Menzies N, Abang B, Wanyenze R, Nuwaha F, Mugisha B, Coutinho A, Bunnell R, Mermin J, Blandford JM. The costs and effectiveness of four HIV counselling and testing strategies in Uganda. AIDS. 2009;23(3):395-401.

HIV counselling and testing is a key intervention for HIV control, and new strategies have been developed for expanding coverage in developing countries. Menzies and colleagues compared costs and outcomes of four HIV counselling and testing strategies in Uganda. A retrospective cohort of 84 323 individuals received HIV counselling and testing at one of four Ugandan HIV counselling and testing programmes between June 2003 and September 2005. Strategies assessed were stand-alone; hospital-based; household-member; and door-to-door. The authors collected data on client volume, demographics, prior testing and HIV diagnosis from project monitoring systems, and cost data from project accounts and personnel interviews. Strategies were compared in terms of costs and effectiveness at reaching key population groups. Household-member and door-to-door HIV counselling and testing strategies reached the largest proportion of previously untested individuals (>90% of all clients). Hospital-based HIV counselling and testing diagnosed the greatest proportion of HIV-infected individuals (27% prevalence), followed by stand-alone HIV counselling and testing (19%). Household-member HIV counselling and testing identified the highest percentage of discordant couples; however, this was a small fraction of total clients (<4%). Costs per client (2007 USD) were $19.26 for stand-alone, $11.68 for hospital-based, $13.85 for household-member, and $8.29 for door-to-door- HIV counselling and testing. All testing strategies had relatively low per client costs. Hospital-based HIV counselling and testing most readily identified HIV-infected individuals eligible for treatment, whereas home-based strategies more efficiently reached populations with low rates of prior testing and HIV-infected people with higher CD4 cell counts. Multiple HIV counselling and testing strategies with different costs and efficiencies can be used to meet the UNAIDS/WHO call for universal HIV counselling and testing access by 2010.
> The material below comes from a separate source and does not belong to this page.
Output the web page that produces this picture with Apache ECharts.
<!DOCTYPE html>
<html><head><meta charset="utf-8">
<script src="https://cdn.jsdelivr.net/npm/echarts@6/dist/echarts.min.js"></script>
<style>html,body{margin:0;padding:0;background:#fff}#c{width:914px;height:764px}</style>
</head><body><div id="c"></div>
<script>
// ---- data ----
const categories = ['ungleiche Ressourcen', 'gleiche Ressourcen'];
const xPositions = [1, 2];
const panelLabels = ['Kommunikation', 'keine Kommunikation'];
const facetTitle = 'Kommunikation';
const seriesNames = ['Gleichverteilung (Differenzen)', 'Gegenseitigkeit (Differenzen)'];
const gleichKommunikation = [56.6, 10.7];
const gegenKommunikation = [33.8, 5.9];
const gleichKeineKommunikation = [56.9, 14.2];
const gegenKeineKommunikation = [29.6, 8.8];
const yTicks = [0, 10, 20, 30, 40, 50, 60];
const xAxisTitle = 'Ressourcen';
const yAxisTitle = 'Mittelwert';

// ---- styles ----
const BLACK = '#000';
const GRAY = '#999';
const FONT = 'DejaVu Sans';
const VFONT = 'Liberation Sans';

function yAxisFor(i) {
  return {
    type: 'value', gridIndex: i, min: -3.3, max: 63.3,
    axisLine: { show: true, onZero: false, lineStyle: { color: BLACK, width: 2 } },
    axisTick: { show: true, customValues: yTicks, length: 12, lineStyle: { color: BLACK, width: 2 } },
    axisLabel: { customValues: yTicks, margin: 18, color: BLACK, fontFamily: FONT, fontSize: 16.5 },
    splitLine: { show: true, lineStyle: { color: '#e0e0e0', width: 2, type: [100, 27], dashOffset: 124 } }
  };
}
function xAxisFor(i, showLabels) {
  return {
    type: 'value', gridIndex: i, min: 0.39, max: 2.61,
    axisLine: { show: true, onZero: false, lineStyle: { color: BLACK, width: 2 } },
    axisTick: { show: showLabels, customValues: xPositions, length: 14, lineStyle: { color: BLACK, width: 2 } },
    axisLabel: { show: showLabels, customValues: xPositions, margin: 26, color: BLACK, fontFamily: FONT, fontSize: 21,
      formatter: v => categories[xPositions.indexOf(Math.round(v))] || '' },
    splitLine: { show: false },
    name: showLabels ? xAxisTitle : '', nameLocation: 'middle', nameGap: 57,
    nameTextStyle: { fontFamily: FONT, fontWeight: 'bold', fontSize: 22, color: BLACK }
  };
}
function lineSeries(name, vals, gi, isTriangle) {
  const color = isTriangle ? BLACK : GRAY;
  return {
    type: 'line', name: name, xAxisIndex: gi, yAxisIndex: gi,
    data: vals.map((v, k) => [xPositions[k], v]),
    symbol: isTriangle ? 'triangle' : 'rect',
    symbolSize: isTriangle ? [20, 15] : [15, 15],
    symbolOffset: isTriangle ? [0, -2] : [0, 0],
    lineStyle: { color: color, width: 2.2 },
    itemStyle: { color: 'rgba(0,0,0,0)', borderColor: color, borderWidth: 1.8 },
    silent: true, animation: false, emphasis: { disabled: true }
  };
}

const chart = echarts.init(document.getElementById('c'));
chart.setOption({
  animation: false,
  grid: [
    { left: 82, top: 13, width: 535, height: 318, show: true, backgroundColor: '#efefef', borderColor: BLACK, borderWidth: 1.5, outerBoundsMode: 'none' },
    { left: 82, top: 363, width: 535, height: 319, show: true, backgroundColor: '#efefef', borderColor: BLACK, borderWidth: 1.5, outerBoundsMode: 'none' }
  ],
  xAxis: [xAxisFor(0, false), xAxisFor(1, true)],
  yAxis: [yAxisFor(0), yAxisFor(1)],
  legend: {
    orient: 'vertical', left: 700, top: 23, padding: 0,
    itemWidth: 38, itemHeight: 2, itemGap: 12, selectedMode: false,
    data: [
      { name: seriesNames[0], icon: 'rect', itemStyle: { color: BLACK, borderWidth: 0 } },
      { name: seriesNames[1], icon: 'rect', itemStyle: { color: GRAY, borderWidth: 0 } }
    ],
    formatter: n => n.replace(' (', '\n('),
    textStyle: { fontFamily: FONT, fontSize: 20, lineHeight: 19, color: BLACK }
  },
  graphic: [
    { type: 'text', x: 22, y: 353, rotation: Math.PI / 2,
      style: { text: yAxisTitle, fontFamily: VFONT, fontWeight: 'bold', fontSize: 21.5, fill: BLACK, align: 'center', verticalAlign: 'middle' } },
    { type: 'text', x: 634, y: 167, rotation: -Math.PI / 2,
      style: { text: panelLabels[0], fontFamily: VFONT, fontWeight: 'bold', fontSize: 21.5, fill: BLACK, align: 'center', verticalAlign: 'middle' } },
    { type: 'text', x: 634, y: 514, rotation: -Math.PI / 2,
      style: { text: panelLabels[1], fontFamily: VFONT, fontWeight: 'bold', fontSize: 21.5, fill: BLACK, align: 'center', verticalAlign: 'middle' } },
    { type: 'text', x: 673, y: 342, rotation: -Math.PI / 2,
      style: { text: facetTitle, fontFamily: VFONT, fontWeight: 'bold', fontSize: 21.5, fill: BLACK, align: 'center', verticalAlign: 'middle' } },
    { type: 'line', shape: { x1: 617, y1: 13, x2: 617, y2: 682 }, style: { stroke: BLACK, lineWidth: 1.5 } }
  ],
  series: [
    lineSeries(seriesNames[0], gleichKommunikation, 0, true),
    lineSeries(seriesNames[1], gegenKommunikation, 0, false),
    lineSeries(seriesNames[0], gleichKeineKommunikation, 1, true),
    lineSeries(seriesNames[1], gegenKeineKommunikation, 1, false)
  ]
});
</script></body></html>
Editors’ note: This useful cost-effectiveness study of four different HIV counselling and testing strategies that a national HIV programme might consider demonstrates the value of each in a generalized epidemic. More than 30 per cent (range 30.7-48.1 per cent) of all people found HIV-positive had advanced immunosuppression (CD4+ count <200 cells/μl) regardless of testing strategy. Door-to-door strategies reached previously untested people cheaply in this country where in 2007 less than a quarter of people had ever been tested. These data indicate that a variety of testing strategies, providing choices for individuals, couples, and communities, can work in complementary fashion to accomplish the goals of increasing knowledge of serostatus and facilitating earlier treatment initiation.